## SET PROBLEM
Quote, verbatim, all material below, without pictures.

## SUPPLIED RECORDS
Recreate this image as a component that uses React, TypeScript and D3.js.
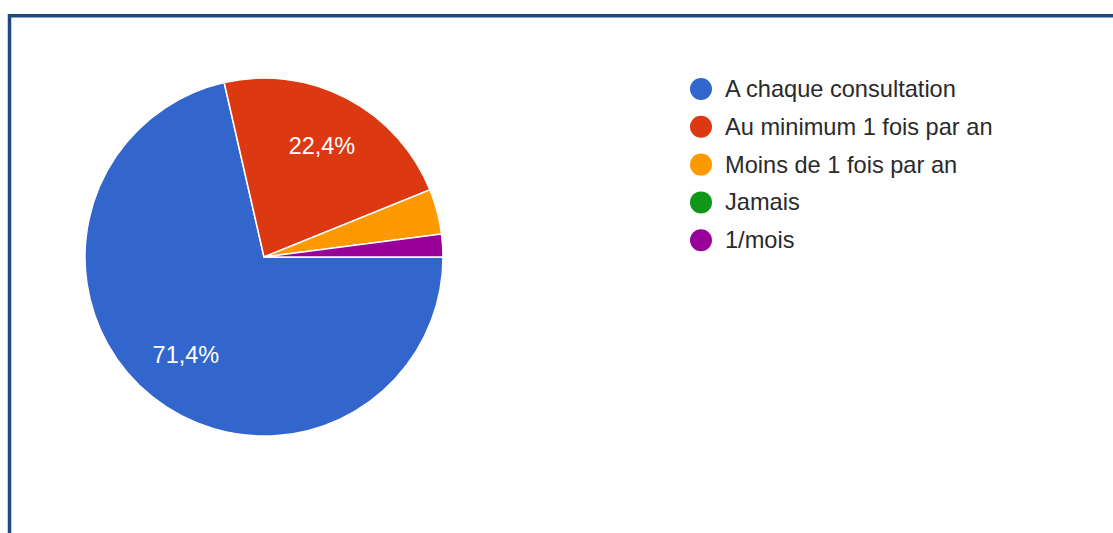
import React from "react";
import * as d3 from "d3";

const categories = ["A chaque consultation", "Au minimum 1 fois par an", "Moins de 1 fois par an", "Jamais", "1/mois"];
const counts = [35, 11, 2, 0, 1];
const colors = ["#3366cc", "#dc3912", "#ff9900", "#109618", "#990099"];

const W = 1113;
const H = 533;
const CX = 264;
const CY = 257;
const R = 179;
const FONT = "'Liberation Sans', Arial, sans-serif";

export default function App() {
  const total = d3.sum(counts);
  const pie = d3
    .pie<number>()
    .sort(null)
    .value((d) => d)
    .startAngle(Math.PI / 2)
    .endAngle(Math.PI / 2 + 2 * Math.PI);
  const arcs = pie(counts);
  const arc = d3.arc<d3.PieArcDatum<number>>().innerRadius(0).outerRadius(R);
  const labelArc = d3.arc<d3.PieArcDatum<number>>().innerRadius(R * 0.7).outerRadius(R * 0.7);
  const fmt = (v: number) => (Math.round((v / total) * 1000) / 10).toFixed(1).replace(".", ",") + "%";
  const legendY = d3.scaleLinear().domain([0, 1]).range([89, 126.8]);

  return (
    <svg width={W} height={H} style={{ position: "absolute", left: 0, top: 0, background: "#fff" }}>
      <path d={`M9.5,${H} V15.7 H${W}`} fill="none" stroke="#1f4a7f" strokeWidth={3.5} />
      <g transform={`translate(${CX},${CY})`}>
        {arcs.map((a, i) =>
          a.value > 0 ? (
            <path key={i} d={arc(a) || ""} fill={colors[i]} stroke="#ffffff" strokeWidth={1.5} />
          ) : null
        )}
        {arcs.map((a, i) => {
          if (a.value / total < 0.1) return null;
          const [x, y] = labelArc.centroid(a);
          return (
            <text
              key={"l" + i}
              x={x}
              y={y}
              textAnchor="middle"
              dominantBaseline="central"
              fill="#ffffff"
              fontFamily={FONT}
              fontSize={23.5}
            >
              {fmt(a.value)}
            </text>
          );
        })}
      </g>
      <g>
        {categories.map((c, i) => (
          <g key={c} transform={`translate(0,${legendY(i)})`}>
            <circle cx={701} cy={0} r={11} fill={colors[i]} />
            <text x={725} y={0} dominantBaseline="central" fill="#2a2a2a" fontFamily={FONT} fontSize={23.6}>
              {c}
            </text>
          </g>
        ))}
      </g>
    </svg>
  );
}
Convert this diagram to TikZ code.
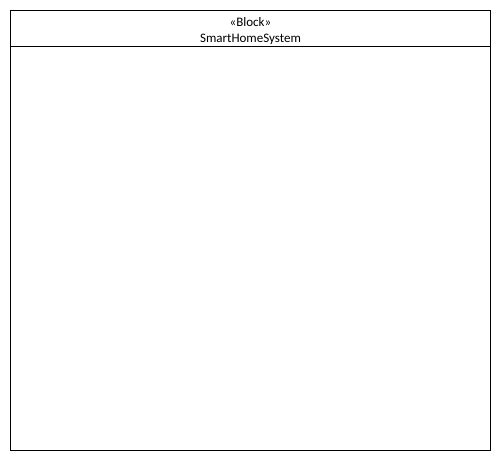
\documentclass[tikz,border=0pt]{standalone}
\usepackage{fontspec}
\setmainfont{Carlito}
\tikzset{
  blockframe/.style={draw=black,line width=1pt},
  blocktext/.style={inner sep=0pt,anchor=center,font=\fontsize{13}{15}\selectfont}
}
\begin{document}
\begin{tikzpicture}[x=1pt,y=-1pt]
    \useasboundingbox (0,0) rectangle (501,461);
    \coordinate (tl) at ( 10.5, 10.5);
    \coordinate (br) at (490.5,450.5);
    \coordinate (hl) at ( 10.5, 46.5);
    \coordinate (hr) at (490.5, 46.5);
    \draw[blockframe] (tl) rectangle (br);
    \draw[blockframe] (hl) -- (hr);
    \node[blocktext] (stereo) at (250.5,22) {«Block»};
    \node[blocktext] (name)   at (250.5,39) {SmartHomeSystem};
  \end{tikzpicture}
\end{document}
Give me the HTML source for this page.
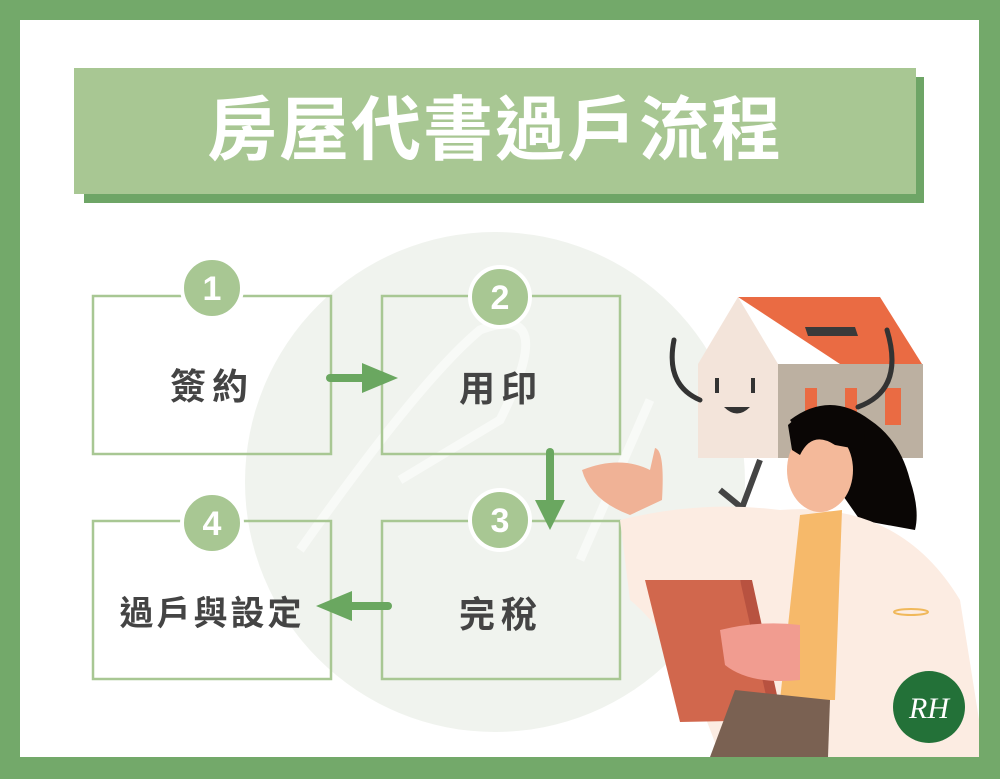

## COMPLETE RESPONSE
Recreate this image as a component that uses React, TypeScript and D3.js.
import React from "react";
import * as d3 from "d3";

const categories = ["A chaque consultation", "Au minimum 1 fois par an", "Moins de 1 fois par an", "Jamais", "1/mois"];
const counts = [35, 11, 2, 0, 1];
const colors = ["#3366cc", "#dc3912", "#ff9900", "#109618", "#990099"];

const W = 1113;
const H = 533;
const CX = 264;
const CY = 257;
const R = 179;
const FONT = "'Liberation Sans', Arial, sans-serif";

export default function App() {
  const total = d3.sum(counts);
  const pie = d3
    .pie<number>()
    .sort(null)
    .value((d) => d)
    .startAngle(Math.PI / 2)
    .endAngle(Math.PI / 2 + 2 * Math.PI);
  const arcs = pie(counts);
  const arc = d3.arc<d3.PieArcDatum<number>>().innerRadius(0).outerRadius(R);
  const labelArc = d3.arc<d3.PieArcDatum<number>>().innerRadius(R * 0.7).outerRadius(R * 0.7);
  const fmt = (v: number) => (Math.round((v / total) * 1000) / 10).toFixed(1).replace(".", ",") + "%";
  const legendY = d3.scaleLinear().domain([0, 1]).range([89, 126.8]);

  return (
    <svg width={W} height={H} style={{ position: "absolute", left: 0, top: 0, background: "#fff" }}>
      <path d={`M9.5,${H} V15.7 H${W}`} fill="none" stroke="#1f4a7f" strokeWidth={3.5} />
      <g transform={`translate(${CX},${CY})`}>
        {arcs.map((a, i) =>
          a.value > 0 ? (
            <path key={i} d={arc(a) || ""} fill={colors[i]} stroke="#ffffff" strokeWidth={1.5} />
          ) : null
        )}
        {arcs.map((a, i) => {
          if (a.value / total < 0.1) return null;
          const [x, y] = labelArc.centroid(a);
          return (
            <text
              key={"l" + i}
              x={x}
              y={y}
              textAnchor="middle"
              dominantBaseline="central"
              fill="#ffffff"
              fontFamily={FONT}
              fontSize={23.5}
            >
              {fmt(a.value)}
            </text>
          );
        })}
      </g>
      <g>
        {categories.map((c, i) => (
          <g key={c} transform={`translate(0,${legendY(i)})`}>
            <circle cx={701} cy={0} r={11} fill={colors[i]} />
            <text x={725} y={0} dominantBaseline="central" fill="#2a2a2a" fontFamily={FONT} fontSize={23.6}>
              {c}
            </text>
          </g>
        ))}
      </g>
    </svg>
  );
}
Convert this diagram to TikZ code.
\documentclass[tikz,border=0pt]{standalone}
\usepackage{fontspec}
\setmainfont{Carlito}
\tikzset{
  blockframe/.style={draw=black,line width=1pt},
  blocktext/.style={inner sep=0pt,anchor=center,font=\fontsize{13}{15}\selectfont}
}
\begin{document}
\begin{tikzpicture}[x=1pt,y=-1pt]
    \useasboundingbox (0,0) rectangle (501,461);
    \coordinate (tl) at ( 10.5, 10.5);
    \coordinate (br) at (490.5,450.5);
    \coordinate (hl) at ( 10.5, 46.5);
    \coordinate (hr) at (490.5, 46.5);
    \draw[blockframe] (tl) rectangle (br);
    \draw[blockframe] (hl) -- (hr);
    \node[blocktext] (stereo) at (250.5,22) {«Block»};
    \node[blocktext] (name)   at (250.5,39) {SmartHomeSystem};
  \end{tikzpicture}
\end{document}
Give me the HTML source for this page.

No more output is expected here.